> _WRITTEN EXERCISE_
The records below must be output exactly, without pictures.

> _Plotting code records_
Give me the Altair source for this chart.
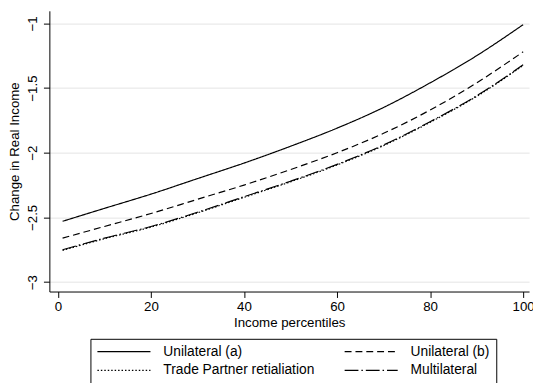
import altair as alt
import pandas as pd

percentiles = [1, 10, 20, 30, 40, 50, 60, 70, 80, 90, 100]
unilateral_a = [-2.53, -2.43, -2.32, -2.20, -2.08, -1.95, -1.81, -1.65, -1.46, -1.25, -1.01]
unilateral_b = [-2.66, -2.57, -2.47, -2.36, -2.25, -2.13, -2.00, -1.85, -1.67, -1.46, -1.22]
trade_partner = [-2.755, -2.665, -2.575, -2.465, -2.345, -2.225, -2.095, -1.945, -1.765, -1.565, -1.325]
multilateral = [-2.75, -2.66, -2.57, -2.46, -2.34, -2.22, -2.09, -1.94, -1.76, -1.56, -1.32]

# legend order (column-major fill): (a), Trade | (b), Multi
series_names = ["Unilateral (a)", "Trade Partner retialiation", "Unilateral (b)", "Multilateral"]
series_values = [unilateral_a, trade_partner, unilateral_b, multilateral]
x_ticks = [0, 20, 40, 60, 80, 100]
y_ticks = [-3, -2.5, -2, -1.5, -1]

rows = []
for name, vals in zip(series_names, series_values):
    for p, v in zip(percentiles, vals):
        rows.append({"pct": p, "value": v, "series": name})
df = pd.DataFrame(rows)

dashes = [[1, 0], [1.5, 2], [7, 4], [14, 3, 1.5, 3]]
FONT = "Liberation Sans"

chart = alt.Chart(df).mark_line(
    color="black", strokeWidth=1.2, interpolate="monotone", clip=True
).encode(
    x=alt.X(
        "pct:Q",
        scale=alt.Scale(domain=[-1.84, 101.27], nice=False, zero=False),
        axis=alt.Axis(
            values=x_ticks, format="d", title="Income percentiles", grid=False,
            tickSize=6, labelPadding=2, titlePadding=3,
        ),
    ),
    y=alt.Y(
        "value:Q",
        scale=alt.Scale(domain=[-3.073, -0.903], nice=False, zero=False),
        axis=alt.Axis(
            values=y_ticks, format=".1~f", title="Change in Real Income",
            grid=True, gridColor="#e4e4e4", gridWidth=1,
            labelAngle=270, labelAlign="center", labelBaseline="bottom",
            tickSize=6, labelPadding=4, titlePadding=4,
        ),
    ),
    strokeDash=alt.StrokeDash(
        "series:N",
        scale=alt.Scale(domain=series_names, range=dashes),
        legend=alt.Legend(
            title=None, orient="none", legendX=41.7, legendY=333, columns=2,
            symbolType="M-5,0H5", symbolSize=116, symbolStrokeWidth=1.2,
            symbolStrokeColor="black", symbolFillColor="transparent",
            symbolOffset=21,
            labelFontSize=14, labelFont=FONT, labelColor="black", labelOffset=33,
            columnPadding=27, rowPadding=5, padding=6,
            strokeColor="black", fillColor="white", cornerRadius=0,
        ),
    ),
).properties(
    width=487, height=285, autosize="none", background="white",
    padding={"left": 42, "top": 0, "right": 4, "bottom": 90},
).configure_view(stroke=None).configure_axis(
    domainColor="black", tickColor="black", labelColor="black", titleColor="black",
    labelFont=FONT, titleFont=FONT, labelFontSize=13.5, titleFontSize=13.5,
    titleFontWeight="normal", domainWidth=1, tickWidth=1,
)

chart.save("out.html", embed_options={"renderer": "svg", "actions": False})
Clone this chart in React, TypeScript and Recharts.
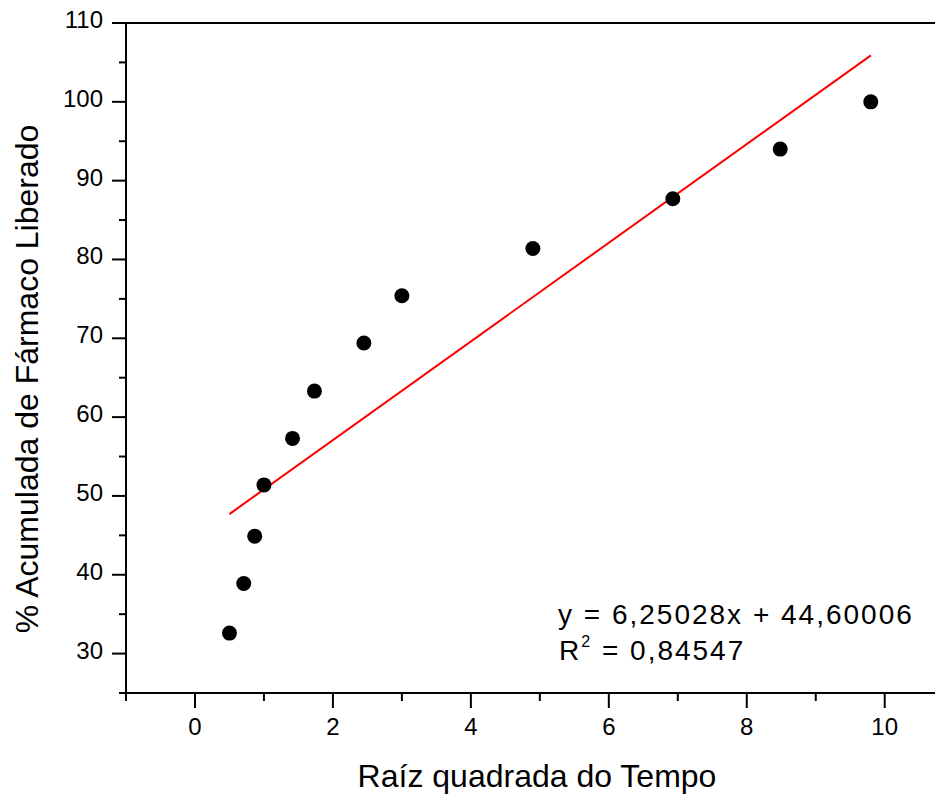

> _PROBLEM SOLUTION_
Give me the Altair source for this chart.
import altair as alt
import pandas as pd

percentiles = [1, 10, 20, 30, 40, 50, 60, 70, 80, 90, 100]
unilateral_a = [-2.53, -2.43, -2.32, -2.20, -2.08, -1.95, -1.81, -1.65, -1.46, -1.25, -1.01]
unilateral_b = [-2.66, -2.57, -2.47, -2.36, -2.25, -2.13, -2.00, -1.85, -1.67, -1.46, -1.22]
trade_partner = [-2.755, -2.665, -2.575, -2.465, -2.345, -2.225, -2.095, -1.945, -1.765, -1.565, -1.325]
multilateral = [-2.75, -2.66, -2.57, -2.46, -2.34, -2.22, -2.09, -1.94, -1.76, -1.56, -1.32]

# legend order (column-major fill): (a), Trade | (b), Multi
series_names = ["Unilateral (a)", "Trade Partner retialiation", "Unilateral (b)", "Multilateral"]
series_values = [unilateral_a, trade_partner, unilateral_b, multilateral]
x_ticks = [0, 20, 40, 60, 80, 100]
y_ticks = [-3, -2.5, -2, -1.5, -1]

rows = []
for name, vals in zip(series_names, series_values):
    for p, v in zip(percentiles, vals):
        rows.append({"pct": p, "value": v, "series": name})
df = pd.DataFrame(rows)

dashes = [[1, 0], [1.5, 2], [7, 4], [14, 3, 1.5, 3]]
FONT = "Liberation Sans"

chart = alt.Chart(df).mark_line(
    color="black", strokeWidth=1.2, interpolate="monotone", clip=True
).encode(
    x=alt.X(
        "pct:Q",
        scale=alt.Scale(domain=[-1.84, 101.27], nice=False, zero=False),
        axis=alt.Axis(
            values=x_ticks, format="d", title="Income percentiles", grid=False,
            tickSize=6, labelPadding=2, titlePadding=3,
        ),
    ),
    y=alt.Y(
        "value:Q",
        scale=alt.Scale(domain=[-3.073, -0.903], nice=False, zero=False),
        axis=alt.Axis(
            values=y_ticks, format=".1~f", title="Change in Real Income",
            grid=True, gridColor="#e4e4e4", gridWidth=1,
            labelAngle=270, labelAlign="center", labelBaseline="bottom",
            tickSize=6, labelPadding=4, titlePadding=4,
        ),
    ),
    strokeDash=alt.StrokeDash(
        "series:N",
        scale=alt.Scale(domain=series_names, range=dashes),
        legend=alt.Legend(
            title=None, orient="none", legendX=41.7, legendY=333, columns=2,
            symbolType="M-5,0H5", symbolSize=116, symbolStrokeWidth=1.2,
            symbolStrokeColor="black", symbolFillColor="transparent",
            symbolOffset=21,
            labelFontSize=14, labelFont=FONT, labelColor="black", labelOffset=33,
            columnPadding=27, rowPadding=5, padding=6,
            strokeColor="black", fillColor="white", cornerRadius=0,
        ),
    ),
).properties(
    width=487, height=285, autosize="none", background="white",
    padding={"left": 42, "top": 0, "right": 4, "bottom": 90},
).configure_view(stroke=None).configure_axis(
    domainColor="black", tickColor="black", labelColor="black", titleColor="black",
    labelFont=FONT, titleFont=FONT, labelFontSize=13.5, titleFontSize=13.5,
    titleFontWeight="normal", domainWidth=1, tickWidth=1,
)

chart.save("out.html", embed_options={"renderer": "svg", "actions": False})
Clone this chart in React, TypeScript and Recharts.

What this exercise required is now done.